Understanding Market Cap Tiers and Inherent Volatility

The crypto market is not monolithic. Assets naturally segregate into tiers based on their total market capitalization. This cap directly correlates with inherent volatility and liquidity, which must dictate your allocation strategy.

Large-Cap Assets (The Foundation)

These are the titans of the crypto world, typically Bitcoin (BTC) and Ethereum (ETH).

  • **Characteristics:** High liquidity, institutional adoption, relatively lower volatility compared to smaller coins, and often serve as the market's primary barometer.
  • **Role in Portfolio:** They form the bedrock of your portfolio, providing stability and serving as reliable collateral for futures trading operations. They are the "safe harbor" during turbulent times.

Mid-Cap Assets (The Growth Engine)

This tier includes established Layer-1 competitors, major DeFi protocols, and leading infrastructure projects.

  • **Characteristics:** Moderate to high volatility. They offer higher growth potential than large caps but carry greater execution risk. Liquidity is generally strong but can thin out quickly during extreme sell-offs.
  • **Role in Portfolio:** These assets provide the primary engine for portfolio growth, balancing the stability of large caps with the potential for significant returns.

Small-Cap Assets (The Speculative Edge)

These are newer projects, niche utility tokens, or emerging narratives.

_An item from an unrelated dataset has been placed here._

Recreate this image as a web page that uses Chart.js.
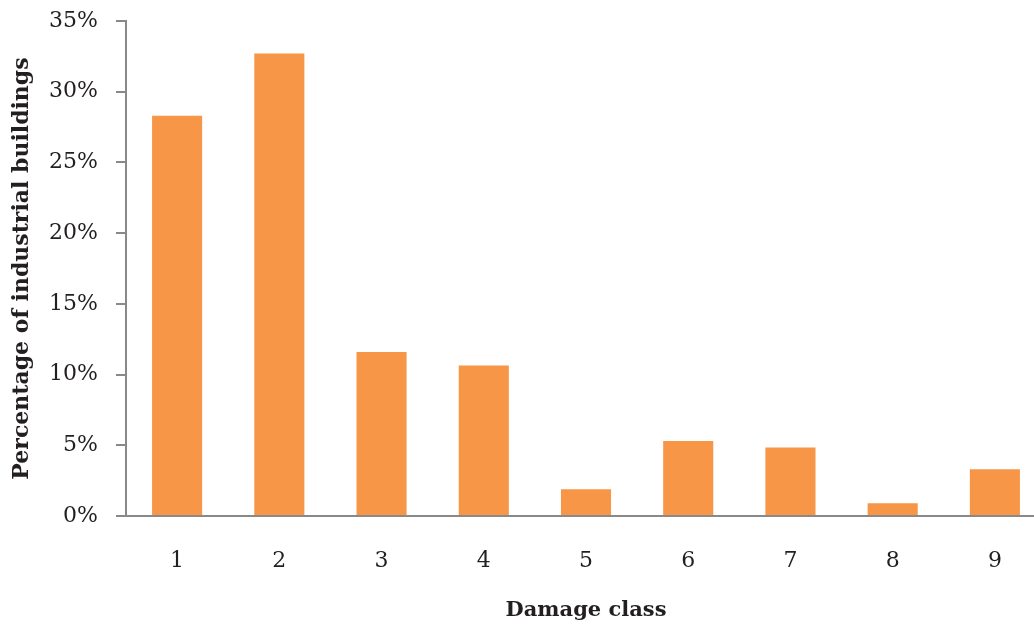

  • **Characteristics:** Extreme volatility. They offer the highest potential returns (10x or more) but also the highest risk of permanent capital loss. Liquidity can be poor, making entry and exit challenging.
  • **Role in Portfolio:** This segment should be the smallest portion of your portfolio, reserved for high-conviction, speculative bets where you are prepared to lose the entire investment allocated to this tier.

The Core Concept: Sculpting Volatility

Volatility sculpting is the active management process of adjusting the percentage weighting of your capital across these three tiers based on your current market outlook and personal risk tolerance.

Risk Tolerance Spectrum

| Risk Profile | Large-Cap Allocation | Mid-Cap Allocation | Small-Cap Allocation | | :--- | :--- | :--- | :--- | | Conservative | 60% - 75% | 20% - 35% | 0% - 10% | | Balanced | 40% - 60% | 30% - 50% | 5% - 15% | | Aggressive | 20% - 40% | 40% - 60% | 15% - 30% |

A beginner should start firmly in the Conservative or Balanced category. The goal is not simply to chase the highest possible return, but to achieve the highest *risk-adjusted* return over time.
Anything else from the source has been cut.